**Stated goal:** Give an exact transcription of every line, dropping the images.

>> begin Collected material

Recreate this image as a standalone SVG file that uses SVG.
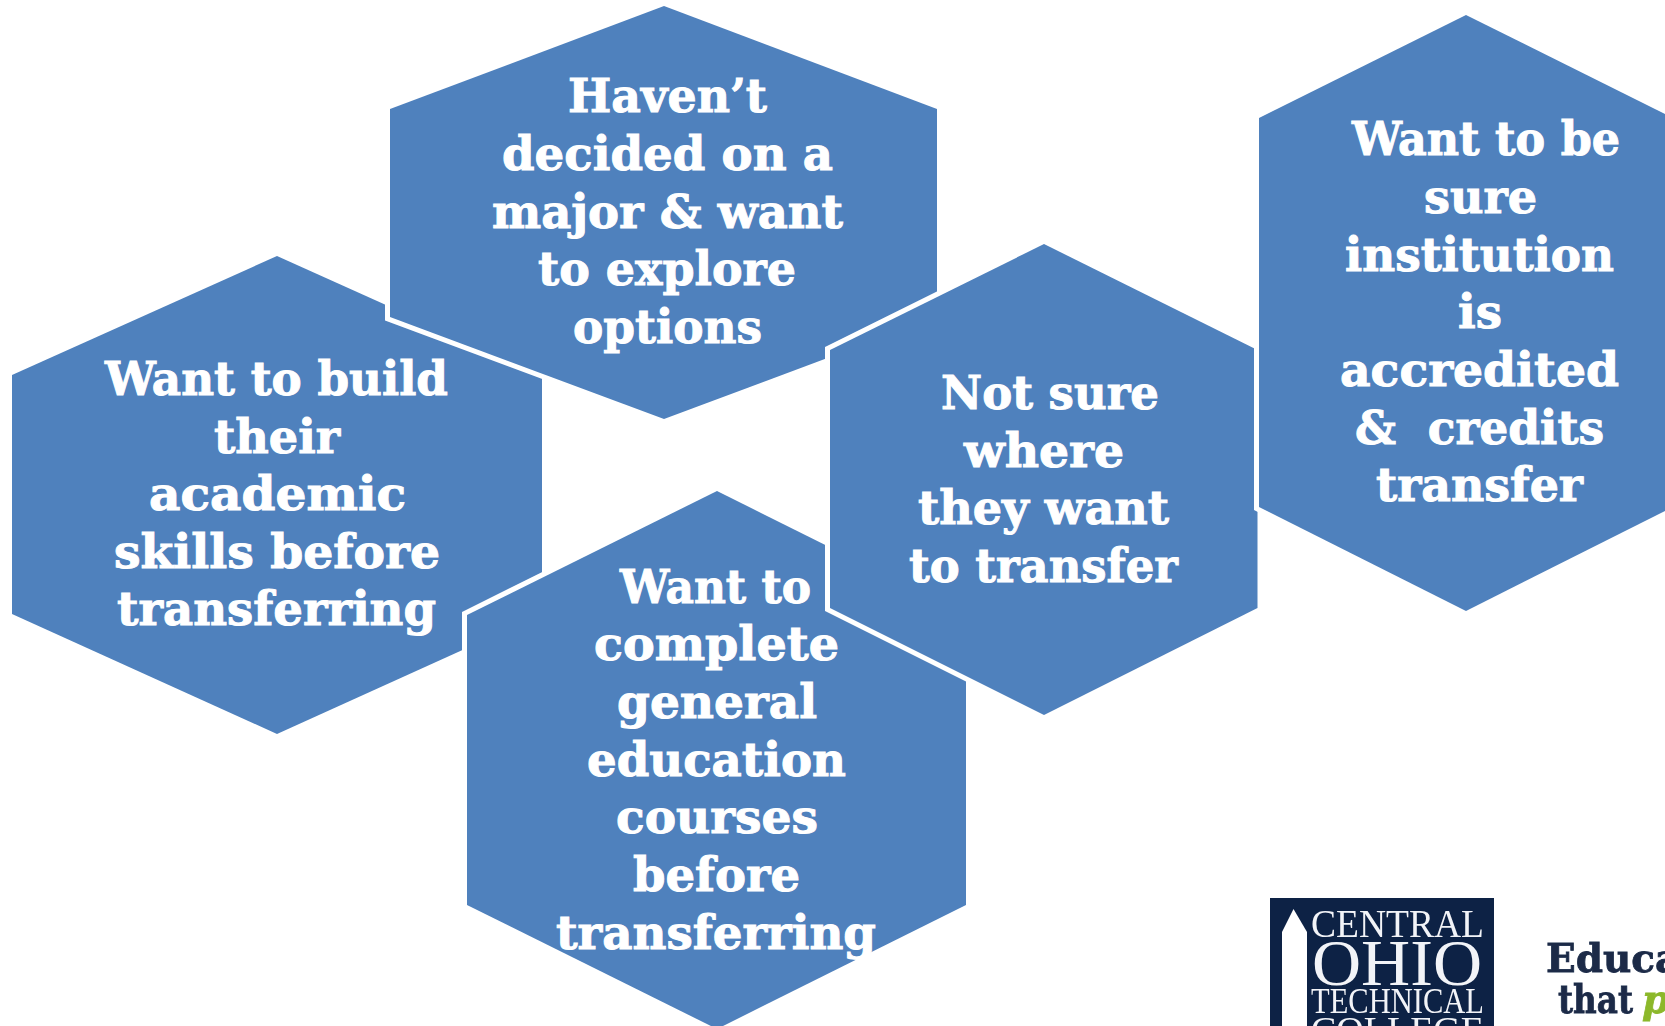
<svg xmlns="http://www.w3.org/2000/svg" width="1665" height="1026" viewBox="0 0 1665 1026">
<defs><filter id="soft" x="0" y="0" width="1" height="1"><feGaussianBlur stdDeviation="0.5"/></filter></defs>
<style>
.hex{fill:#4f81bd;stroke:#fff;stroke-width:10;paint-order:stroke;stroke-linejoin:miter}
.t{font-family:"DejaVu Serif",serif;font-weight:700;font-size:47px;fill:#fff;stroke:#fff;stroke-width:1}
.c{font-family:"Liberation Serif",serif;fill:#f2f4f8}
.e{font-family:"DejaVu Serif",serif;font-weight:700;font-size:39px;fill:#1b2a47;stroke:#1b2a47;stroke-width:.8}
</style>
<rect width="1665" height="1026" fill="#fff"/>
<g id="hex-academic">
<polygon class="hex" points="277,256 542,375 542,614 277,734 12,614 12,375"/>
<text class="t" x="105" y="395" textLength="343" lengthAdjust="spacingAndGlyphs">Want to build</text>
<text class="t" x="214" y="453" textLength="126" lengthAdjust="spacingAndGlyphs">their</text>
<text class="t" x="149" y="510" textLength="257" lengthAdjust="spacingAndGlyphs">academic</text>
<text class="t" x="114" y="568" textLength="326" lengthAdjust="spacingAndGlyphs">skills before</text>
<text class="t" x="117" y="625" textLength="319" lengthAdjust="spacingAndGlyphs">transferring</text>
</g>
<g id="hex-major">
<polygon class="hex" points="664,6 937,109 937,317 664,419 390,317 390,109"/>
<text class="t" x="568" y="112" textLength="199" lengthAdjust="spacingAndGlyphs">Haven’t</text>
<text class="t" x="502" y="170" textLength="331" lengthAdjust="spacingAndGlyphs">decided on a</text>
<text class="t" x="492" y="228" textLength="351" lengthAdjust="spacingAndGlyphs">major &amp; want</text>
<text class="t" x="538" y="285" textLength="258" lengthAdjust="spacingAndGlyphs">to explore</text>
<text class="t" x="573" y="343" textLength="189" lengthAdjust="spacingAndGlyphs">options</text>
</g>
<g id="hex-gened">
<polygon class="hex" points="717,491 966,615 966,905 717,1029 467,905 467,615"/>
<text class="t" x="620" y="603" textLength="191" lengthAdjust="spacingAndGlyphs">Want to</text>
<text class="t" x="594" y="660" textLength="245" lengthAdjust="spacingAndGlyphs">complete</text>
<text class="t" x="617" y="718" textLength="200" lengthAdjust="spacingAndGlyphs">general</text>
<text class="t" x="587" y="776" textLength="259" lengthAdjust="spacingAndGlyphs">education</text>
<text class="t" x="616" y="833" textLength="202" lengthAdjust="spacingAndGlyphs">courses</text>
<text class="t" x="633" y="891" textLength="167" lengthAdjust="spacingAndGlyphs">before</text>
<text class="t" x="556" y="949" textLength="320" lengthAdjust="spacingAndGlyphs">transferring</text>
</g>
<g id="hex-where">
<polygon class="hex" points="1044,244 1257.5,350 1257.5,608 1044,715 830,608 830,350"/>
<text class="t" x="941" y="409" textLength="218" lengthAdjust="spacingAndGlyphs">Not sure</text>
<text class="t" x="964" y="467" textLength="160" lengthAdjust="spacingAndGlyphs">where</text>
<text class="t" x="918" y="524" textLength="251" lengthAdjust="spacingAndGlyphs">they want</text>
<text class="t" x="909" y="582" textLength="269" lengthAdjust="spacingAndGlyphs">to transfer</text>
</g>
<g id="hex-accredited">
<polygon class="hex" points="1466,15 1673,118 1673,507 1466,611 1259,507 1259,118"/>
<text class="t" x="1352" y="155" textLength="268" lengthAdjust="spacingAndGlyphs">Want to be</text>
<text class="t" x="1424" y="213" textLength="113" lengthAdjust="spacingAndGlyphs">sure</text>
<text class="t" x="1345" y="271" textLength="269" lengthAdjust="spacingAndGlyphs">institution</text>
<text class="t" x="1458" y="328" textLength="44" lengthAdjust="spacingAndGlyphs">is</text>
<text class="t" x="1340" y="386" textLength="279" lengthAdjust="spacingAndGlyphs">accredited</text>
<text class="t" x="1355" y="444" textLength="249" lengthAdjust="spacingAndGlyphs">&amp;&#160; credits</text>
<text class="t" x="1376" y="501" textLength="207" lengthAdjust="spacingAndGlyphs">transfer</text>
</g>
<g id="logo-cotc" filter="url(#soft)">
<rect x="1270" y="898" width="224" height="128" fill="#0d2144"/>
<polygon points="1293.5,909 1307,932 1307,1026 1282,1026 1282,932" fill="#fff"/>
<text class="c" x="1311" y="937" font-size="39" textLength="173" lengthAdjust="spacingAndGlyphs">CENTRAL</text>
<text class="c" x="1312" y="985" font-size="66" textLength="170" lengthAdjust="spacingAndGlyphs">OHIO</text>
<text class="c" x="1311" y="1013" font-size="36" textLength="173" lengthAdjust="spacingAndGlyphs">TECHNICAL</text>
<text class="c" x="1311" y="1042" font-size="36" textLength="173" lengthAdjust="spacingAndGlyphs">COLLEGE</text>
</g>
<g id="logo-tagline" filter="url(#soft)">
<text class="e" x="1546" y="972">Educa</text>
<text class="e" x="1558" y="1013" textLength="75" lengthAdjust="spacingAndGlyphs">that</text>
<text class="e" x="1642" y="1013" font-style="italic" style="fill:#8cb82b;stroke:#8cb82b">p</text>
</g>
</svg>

>> end Collected material

**Complete answer:**
Recreate this image as a standalone SVG file that uses SVG.
<svg xmlns="http://www.w3.org/2000/svg" width="1665" height="1026" viewBox="0 0 1665 1026">
<defs><filter id="soft" x="0" y="0" width="1" height="1"><feGaussianBlur stdDeviation="0.5"/></filter></defs>
<style>
.hex{fill:#4f81bd;stroke:#fff;stroke-width:10;paint-order:stroke;stroke-linejoin:miter}
.t{font-family:"DejaVu Serif",serif;font-weight:700;font-size:47px;fill:#fff;stroke:#fff;stroke-width:1}
.c{font-family:"Liberation Serif",serif;fill:#f2f4f8}
.e{font-family:"DejaVu Serif",serif;font-weight:700;font-size:39px;fill:#1b2a47;stroke:#1b2a47;stroke-width:.8}
</style>
<rect width="1665" height="1026" fill="#fff"/>
<g id="hex-academic">
<polygon class="hex" points="277,256 542,375 542,614 277,734 12,614 12,375"/>
<text class="t" x="105" y="395" textLength="343" lengthAdjust="spacingAndGlyphs">Want to build</text>
<text class="t" x="214" y="453" textLength="126" lengthAdjust="spacingAndGlyphs">their</text>
<text class="t" x="149" y="510" textLength="257" lengthAdjust="spacingAndGlyphs">academic</text>
<text class="t" x="114" y="568" textLength="326" lengthAdjust="spacingAndGlyphs">skills before</text>
<text class="t" x="117" y="625" textLength="319" lengthAdjust="spacingAndGlyphs">transferring</text>
</g>
<g id="hex-major">
<polygon class="hex" points="664,6 937,109 937,317 664,419 390,317 390,109"/>
<text class="t" x="568" y="112" textLength="199" lengthAdjust="spacingAndGlyphs">Haven’t</text>
<text class="t" x="502" y="170" textLength="331" lengthAdjust="spacingAndGlyphs">decided on a</text>
<text class="t" x="492" y="228" textLength="351" lengthAdjust="spacingAndGlyphs">major &amp; want</text>
<text class="t" x="538" y="285" textLength="258" lengthAdjust="spacingAndGlyphs">to explore</text>
<text class="t" x="573" y="343" textLength="189" lengthAdjust="spacingAndGlyphs">options</text>
</g>
<g id="hex-gened">
<polygon class="hex" points="717,491 966,615 966,905 717,1029 467,905 467,615"/>
<text class="t" x="620" y="603" textLength="191" lengthAdjust="spacingAndGlyphs">Want to</text>
<text class="t" x="594" y="660" textLength="245" lengthAdjust="spacingAndGlyphs">complete</text>
<text class="t" x="617" y="718" textLength="200" lengthAdjust="spacingAndGlyphs">general</text>
<text class="t" x="587" y="776" textLength="259" lengthAdjust="spacingAndGlyphs">education</text>
<text class="t" x="616" y="833" textLength="202" lengthAdjust="spacingAndGlyphs">courses</text>
<text class="t" x="633" y="891" textLength="167" lengthAdjust="spacingAndGlyphs">before</text>
<text class="t" x="556" y="949" textLength="320" lengthAdjust="spacingAndGlyphs">transferring</text>
</g>
<g id="hex-where">
<polygon class="hex" points="1044,244 1257.5,350 1257.5,608 1044,715 830,608 830,350"/>
<text class="t" x="941" y="409" textLength="218" lengthAdjust="spacingAndGlyphs">Not sure</text>
<text class="t" x="964" y="467" textLength="160" lengthAdjust="spacingAndGlyphs">where</text>
<text class="t" x="918" y="524" textLength="251" lengthAdjust="spacingAndGlyphs">they want</text>
<text class="t" x="909" y="582" textLength="269" lengthAdjust="spacingAndGlyphs">to transfer</text>
</g>
<g id="hex-accredited">
<polygon class="hex" points="1466,15 1673,118 1673,507 1466,611 1259,507 1259,118"/>
<text class="t" x="1352" y="155" textLength="268" lengthAdjust="spacingAndGlyphs">Want to be</text>
<text class="t" x="1424" y="213" textLength="113" lengthAdjust="spacingAndGlyphs">sure</text>
<text class="t" x="1345" y="271" textLength="269" lengthAdjust="spacingAndGlyphs">institution</text>
<text class="t" x="1458" y="328" textLength="44" lengthAdjust="spacingAndGlyphs">is</text>
<text class="t" x="1340" y="386" textLength="279" lengthAdjust="spacingAndGlyphs">accredited</text>
<text class="t" x="1355" y="444" textLength="249" lengthAdjust="spacingAndGlyphs">&amp;&#160; credits</text>
<text class="t" x="1376" y="501" textLength="207" lengthAdjust="spacingAndGlyphs">transfer</text>
</g>
<g id="logo-cotc" filter="url(#soft)">
<rect x="1270" y="898" width="224" height="128" fill="#0d2144"/>
<polygon points="1293.5,909 1307,932 1307,1026 1282,1026 1282,932" fill="#fff"/>
<text class="c" x="1311" y="937" font-size="39" textLength="173" lengthAdjust="spacingAndGlyphs">CENTRAL</text>
<text class="c" x="1312" y="985" font-size="66" textLength="170" lengthAdjust="spacingAndGlyphs">OHIO</text>
<text class="c" x="1311" y="1013" font-size="36" textLength="173" lengthAdjust="spacingAndGlyphs">TECHNICAL</text>
<text class="c" x="1311" y="1042" font-size="36" textLength="173" lengthAdjust="spacingAndGlyphs">COLLEGE</text>
</g>
<g id="logo-tagline" filter="url(#soft)">
<text class="e" x="1546" y="972">Educa</text>
<text class="e" x="1558" y="1013" textLength="75" lengthAdjust="spacingAndGlyphs">that</text>
<text class="e" x="1642" y="1013" font-style="italic" style="fill:#8cb82b;stroke:#8cb82b">p</text>
</g>
</svg>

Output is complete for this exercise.